As I grow older, I find myself more and more fascinated with subtle abstractions and artful rendering, than with visual correctness. I like to overemphasize important colors, use bold designs, and paint with gestural brushstrokes. There is a real joy when the painting takes on a life of its own, beyond the image being represented, and the art becomes the paint itself, and the way it is handled.
Still, my paintings tend to look very much like what they are representing. I guess that’s where you end up when you study science instead of going to art school. I live and paint in Colorado, but travel often, particularly in the winter to paint overseas where it is warm.
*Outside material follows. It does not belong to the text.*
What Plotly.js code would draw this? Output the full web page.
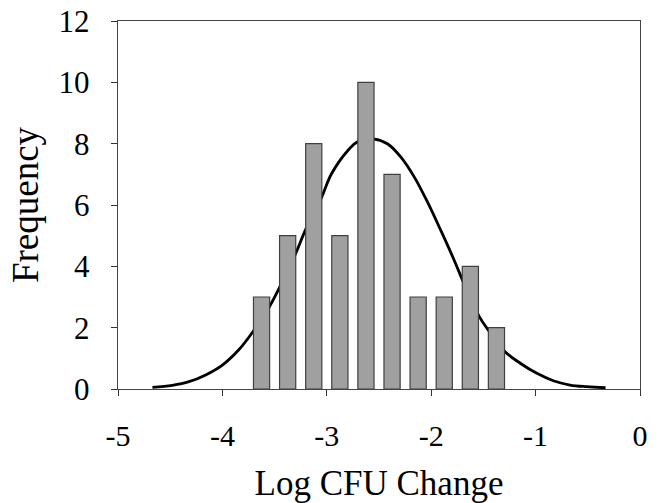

I was a competitive marathon runner for many years and now use long runs to scout painting locations.
I prefer to work out of doors on location, but that is not always the case. When not painting I like to play the banjo and guitar. I am a big fan of street performing, which is a great way to meet people in foreign countries. Beyond my desire to create emotionally powerful scenes, to express the beauty I see in the natural world, there is the simple goal of enjoying the process itself. In general, I find that the more I enjoy the actual painting, the better the end result. If the pleasure is in the journey as much as the destination, you will have a good time wherever you go.